Question

Prove that the area of a rhombus is equal to half the rectangle contained by its diagonals.

Answer 1

Hint: By the statement ‘rectangle contained by the diagonals’ refers to the rectangle the lengths of whose adjacent sides is equal to the length of the diagonals of the rhombus. We know that the area of the rhombus is equal to half the product of its diagonals while the area of the rectangle is equal to the product of the lengths of the adjacent sides.

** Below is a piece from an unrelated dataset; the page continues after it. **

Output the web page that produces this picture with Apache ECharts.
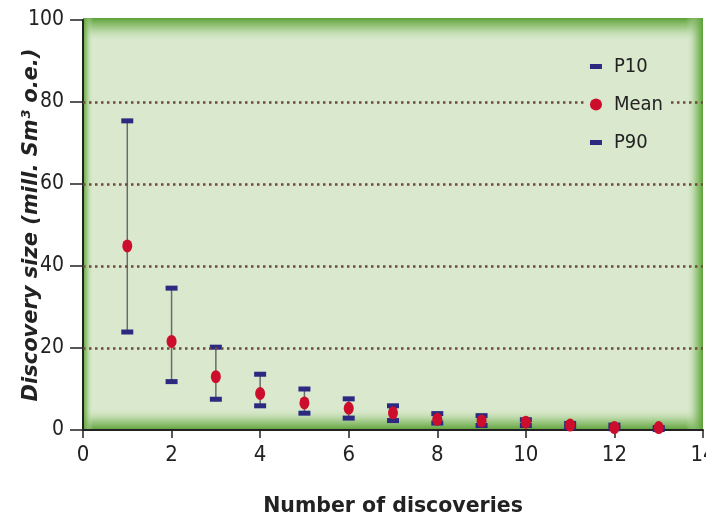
<!DOCTYPE html>
<html>
<head>
<meta charset="utf-8">
<script src="https://cdn.jsdelivr.net/npm/echarts@6/dist/echarts.min.js"></script>
<style>html,body{margin:0;padding:0;background:#fff;}#c{width:706px;height:516px;}</style>
</head>
<body>
<div id="c"></div>
<script>
var discoveries = [1, 2, 3, 4, 5, 6, 7, 8, 9, 10, 11, 12, 13];
var p10 = [75.4, 34.6, 20.2, 13.6, 10.0, 7.6, 5.9, 4.0, 3.5, 2.5, 1.6, 1.2, 0.6];
var meanVals = [44.9, 21.6, 13.0, 8.9, 6.6, 5.3, 4.2, 2.6, 2.2, 1.9, 1.2, 0.6, 0.6];
var p90 = [23.9, 11.8, 7.5, 5.9, 4.1, 2.9, 2.3, 1.7, 1.1, 1.1, 0.6, 0.3, 0.1];
var gridLines = [20, 40, 60, 80];
var xTicks = [0, 2, 4, 6, 8, 10, 12, 14];

var chart = echarts.init(document.getElementById('c'), null, {renderer: 'canvas'});
var cond = "'DejaVu Sans', sans-serif";
var navy = '#2c2a80';
var red = '#cc0d2c';
var rectPath = 'path://M0,0H12V5H0Z';

var edgeDark = '#5aa036';
var inner = '#dae9ce';
function grad(x0, y0, x1, y1) {
  return {type: 'linear', x: x0, y: y0, x2: x1, y2: y1,
    colorStops: [{offset: 0, color: edgeDark}, {offset: 0.4, color: 'rgba(135,188,105,0.7)'}, {offset: 1, color: 'rgba(218,233,206,0)'}]};
}

var option = {
  animation: false,
  backgroundColor: '#ffffff',
  grid: {left: 83, top: 20, right: 3, bottom: 86, show: false, outerBoundsMode: 'none', containLabel: false},
  graphic: [
    {type: 'rect', z: 0, shape: {x: 83, y: 18, width: 620, height: 412}, style: {fill: inner}},
    {type: 'rect', z: 0, shape: {x: 83, y: 18, width: 620, height: 24}, style: {fill: grad(0, 0, 0, 1)}},
    {type: 'rect', z: 0, shape: {x: 83, y: 408, width: 620, height: 22}, style: {fill: grad(0, 1, 0, 0)}},
    {type: 'rect', z: 0, shape: {x: 83, y: 18, width: 10, height: 412}, style: {fill: grad(0, 0, 1, 0)}},
    {type: 'rect', z: 0, shape: {x: 686, y: 18, width: 17, height: 412}, style: {fill: grad(1, 0, 0, 0)}}
  ],
  legend: {
    orient: 'vertical',
    right: 38,
    top: 51,
    z: 6,
    padding: [4, 5, 4, 6],
    backgroundColor: inner,
    itemWidth: 12,
    itemHeight: 12,
    itemGap: 15,
    textStyle: {fontFamily: cond, fontStyle: 'condensed', fontSize: 20, color: '#222', lineHeight: 23, padding: [0, 0, 0, 7]},
    data: [
      {name: 'P10', icon: rectPath},
      {name: 'Mean', icon: 'circle'},
      {name: 'P90', icon: rectPath}
    ]
  },
  xAxis: {
    type: 'value', min: 0, max: 14, interval: 2, z: 1,
    name: 'Number of discoveries', nameLocation: 'middle', nameGap: 66, nameMoveOverlap: false,
    nameTextStyle: {fontFamily: "'DejaVu Sans', sans-serif", fontWeight: 'bold', fontSize: 20.5, color: '#222'},
    axisLine: {show: true, onZero: false, lineStyle: {color: '#222', width: 2}},
    axisTick: {show: true, length: 8, lineStyle: {color: '#222', width: 1.5}},
    axisLabel: {fontFamily: cond, fontStyle: 'condensed', fontSize: 22, color: '#222', margin: 14,
      formatter: function (v) { return xTicks.indexOf(v) >= 0 ? String(v) : ''; }},
    splitLine: {show: false}
  },
  yAxis: {
    type: 'value', min: 0, max: 100, interval: 20, z: 1,
    name: 'Discovery size (mill. Sm³ o.e.)', nameLocation: 'middle', nameGap: 41, nameRotate: 90, nameMoveOverlap: false,
    nameTextStyle: {fontFamily: "'DejaVu Sans', sans-serif", fontWeight: 'bold', fontStyle: 'italic', fontSize: 21, color: '#222'},
    axisLine: {show: true, lineStyle: {color: '#222', width: 2}},
    axisTick: {show: true, length: 13, lineStyle: {color: '#222', width: 1.5}},
    axisLabel: {fontFamily: cond, fontStyle: 'condensed', fontSize: 21, color: '#222', margin: 19},
    splitLine: {show: false}
  },
  series: [
    {
      type: 'custom', name: 'range', z: 2,
      data: discoveries.map(function (d, i) { return [d, p90[i], p10[i]]; }),
      encode: {x: 0, y: [1, 2]},
      renderItem: function (params, api) {
        var a = api.coord([api.value(0), api.value(1)]);
        var b = api.coord([api.value(0), api.value(2)]);
        return {type: 'line', shape: {x1: a[0], y1: a[1], x2: b[0], y2: b[1]},
          style: {stroke: '#6a6a6a', lineWidth: 1.5}};
      },
      markLine: {
        silent: true, symbol: 'none', label: {show: false},
        lineStyle: {color: '#6e4a3a', type: [2.5, 3.5], width: 2.6},
        data: gridLines.map(function (v) { return {yAxis: v}; })
      }
    },
    {
      type: 'scatter', name: 'P90', z: 3, symbol: rectPath, symbolSize: [12, 5],
      symbolKeepAspect: false,
      itemStyle: {color: navy, opacity: 1},
      data: discoveries.map(function (d, i) { return [d, p90[i]]; })
    },
    {
      type: 'scatter', name: 'P10', z: 3, symbol: rectPath, symbolSize: [12, 5],
      symbolKeepAspect: false,
      itemStyle: {color: navy, opacity: 1},
      data: discoveries.map(function (d, i) { return [d, p10[i]]; })
    },
    {
      type: 'scatter', name: 'Mean', z: 4, symbol: 'circle', symbolSize: [10, 13],
      itemStyle: {color: red, opacity: 1},
      data: discoveries.map(function (d, i) { return [d, meanVals[i]]; })
    }
  ]
};
chart.setOption(option);
</script>
</body>
</html>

Complete step-by-step answer:
Let us start the solution to the above question by drawing a rough, representative diagram of the situation given in the figure. The statement ‘rectangle contained by the diagonals’ refers to the rectangle the lengths of whose adjacent sides is equal to the length of the diagonals of the rhombus.

We know that the area of the rhombus is equal to half the product of its diagonals. So, the area of the rhombus ABCD is:
 $ ar(ABCD)=\dfrac{1}{2}\times AC\times BD $
Now, we know that the area of the rectangle is equal to the product of the lengths of the adjacent sides. Also, as it is given that the rectangle is contained by the diagonals, so the length of the adjacent sides is equal to AC and BD. So, the area of the rectangle is $ AC\times BD $ . If we put this in the area of the rhombus, we get
 $ \text{ar(ABCD)=}\dfrac{\text{1}}{\text{2}}\text{ }\!\!\times\!\!\text{ }\left( \text{the area rectangle contained by its diagonals} \right) $
Hence, we have proved that the area of a rhombus is equal to half the rectangle contained by its diagonals.

Note: It is important that you know all the formulas related to different quadrilaterals and even some of the important polygons. Also, it is very important that you don’t get confused between the areas of a trapezium and a rhombus and commit mistakes. It is also an important thing that you interpret the question correctly, as if you can’t understand the question correctly you cannot solve it as well.